Post-Budget uncertainty triggers 43% annuity sales drop

Post-Budget uncertainty has triggered a 43.8% annual fall in advised annuity sales, according to the inaugural At Retirement Report by IRESS.

Related topics:  Retirement
Amy Loddington
29th July 2014
Retirement

Analysis of data from over 150,000 advised annuity cases has found that demand for single life annuity products via financial advisers fell 4.8% in June compared to May. In total, 43.8% less were sold in the month than in June 2013, and 58% less than at the start of this year, as consumers wait to receive guidance and understand the full scope of their retirement options from April 2015.

Despite the fall in annuity activity, average retirement incomes have climbed. The average single life annuity secured an income of £3,552 per year in June, up by 3.7% from £3,426 in May. This is the highest in at least a year, and compares to £2,942 in June 2013.

The increase has been triggered by a combination of larger pension pots and annuity rates ticking up. The average pension pot for annuitants at retirement is at its highest level in at least two years, hitting £65,232 in June. This is an increase of 3.3% on May, and 13.3% higher than a year ago (£57,560). Four of the last five quarters have now seen year on year increases, pointing to an encouraging longer-term trend.

Meanwhile, standard annuity rates have hit their highest level since January. The average single life standard annuity rate stood at 5.44% in June, up from 5.11% in June 2013 and a slight increase up from 5.42% in May.

Dave Miller, Executive General Manager, Sourcing at IRESS, commented:

“Those planning to retire have seen a seismic shift since March, and the dust is far from settled. Annuities demand has been hit in the short-term, as consumers understandably hold fire until they have received guidance or see the extent of their options in April.  While demand for annuities may not hit previous heights, the protection they offer against increasing longevity ensures they will remain relevant to financing retirement, especially as innovation accelerates in the space.

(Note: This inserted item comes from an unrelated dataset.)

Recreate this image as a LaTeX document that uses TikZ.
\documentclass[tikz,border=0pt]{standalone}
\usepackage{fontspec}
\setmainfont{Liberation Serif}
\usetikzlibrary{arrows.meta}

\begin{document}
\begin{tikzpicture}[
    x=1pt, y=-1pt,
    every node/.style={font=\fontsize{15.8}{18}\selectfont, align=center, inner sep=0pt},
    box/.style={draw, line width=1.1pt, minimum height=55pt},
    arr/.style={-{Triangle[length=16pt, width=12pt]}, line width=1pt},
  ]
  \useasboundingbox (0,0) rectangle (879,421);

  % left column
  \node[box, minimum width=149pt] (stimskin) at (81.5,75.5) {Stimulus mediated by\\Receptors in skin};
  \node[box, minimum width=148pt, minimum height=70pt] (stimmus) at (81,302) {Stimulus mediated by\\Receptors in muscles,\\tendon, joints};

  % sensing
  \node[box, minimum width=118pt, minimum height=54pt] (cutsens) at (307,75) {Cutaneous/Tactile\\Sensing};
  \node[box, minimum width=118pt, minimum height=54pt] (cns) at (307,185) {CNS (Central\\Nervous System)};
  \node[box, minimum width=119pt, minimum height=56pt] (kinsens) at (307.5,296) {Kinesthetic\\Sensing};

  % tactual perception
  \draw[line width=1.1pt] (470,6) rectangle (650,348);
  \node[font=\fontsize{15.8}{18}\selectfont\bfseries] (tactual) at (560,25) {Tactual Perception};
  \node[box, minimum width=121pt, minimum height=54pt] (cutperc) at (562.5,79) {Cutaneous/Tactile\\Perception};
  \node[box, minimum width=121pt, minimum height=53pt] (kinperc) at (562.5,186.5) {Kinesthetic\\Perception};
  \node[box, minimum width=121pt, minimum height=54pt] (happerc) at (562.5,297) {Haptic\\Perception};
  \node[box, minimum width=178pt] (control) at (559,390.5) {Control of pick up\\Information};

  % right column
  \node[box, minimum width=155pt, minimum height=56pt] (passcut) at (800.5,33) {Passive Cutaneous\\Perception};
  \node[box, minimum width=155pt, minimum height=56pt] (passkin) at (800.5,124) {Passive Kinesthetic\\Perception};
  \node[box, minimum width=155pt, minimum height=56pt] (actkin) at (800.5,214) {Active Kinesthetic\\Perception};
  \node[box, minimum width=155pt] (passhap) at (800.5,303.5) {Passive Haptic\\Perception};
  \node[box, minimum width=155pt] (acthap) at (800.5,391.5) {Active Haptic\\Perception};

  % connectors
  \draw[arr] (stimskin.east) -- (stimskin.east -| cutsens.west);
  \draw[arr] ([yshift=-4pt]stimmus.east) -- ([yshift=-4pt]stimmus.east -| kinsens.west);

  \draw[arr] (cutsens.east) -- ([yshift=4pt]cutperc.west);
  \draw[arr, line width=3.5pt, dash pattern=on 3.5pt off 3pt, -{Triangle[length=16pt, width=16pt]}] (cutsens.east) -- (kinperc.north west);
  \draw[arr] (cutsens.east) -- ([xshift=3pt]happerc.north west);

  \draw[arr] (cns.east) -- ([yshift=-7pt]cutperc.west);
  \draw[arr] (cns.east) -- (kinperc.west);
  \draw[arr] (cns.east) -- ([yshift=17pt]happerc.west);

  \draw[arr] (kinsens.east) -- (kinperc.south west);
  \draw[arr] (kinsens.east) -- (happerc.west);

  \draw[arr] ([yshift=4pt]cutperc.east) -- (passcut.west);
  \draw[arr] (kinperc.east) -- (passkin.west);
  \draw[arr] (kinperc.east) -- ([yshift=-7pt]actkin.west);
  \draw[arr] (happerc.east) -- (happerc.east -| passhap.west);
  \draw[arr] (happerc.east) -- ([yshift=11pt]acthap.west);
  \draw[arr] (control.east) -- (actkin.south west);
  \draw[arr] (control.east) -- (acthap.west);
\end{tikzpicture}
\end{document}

“In this context, it is a step in the right direction that income is climbing, with rates inching up and pot sizes reaching their largest in two years. Some new retirees may be opting to cash in smaller pots rather than annuitise, but the longer term trend suggests we may be seeing a steady shift towards building greater savings. This will only be boosted by the long-term impact of auto-enrolment and the publicity given to the importance of pensions savings since the Budget.” 

The new quarterly report also highlights the variation in annuity rates prospective retirees may face. In June, the average best rate available for a standard single life annuity was 5.73%, compared to the average worst rate of 5.02%. For the average annuitant, this amounts to £469 a year – a difference in income of 12.5%. Over the course of a 20 year retirement, this amounts to £9,381.

There are also signs that awareness of enhanced annuities is increasing. At present, 28% of annuitants secure some form of an enhanced annuity due to a declared medical condition, compared to 12% in June 2012. 22% declare they are smokers, compared to 10% two years ago. These are able to benefit from an average rate 0.61% higher than that for non-smokers, representing 11% greater annual income for the average pot size.

Dave Miller adds:

“Guidance provides an opportunity to boost general understanding of the growing range of options among those who may not have sought advice previously. However, financial advisers will play an incredibly important role helping consumers select the most appropriate products for their particular circumstances. Part and parcel of this will be ensuring they don’t miss out on the best possible rates if they do annuitise, given the variation among providers. Equally, continuing to build awareness of eligibility for enhanced annuities will be crucial to ensuring the best possible outcomes.”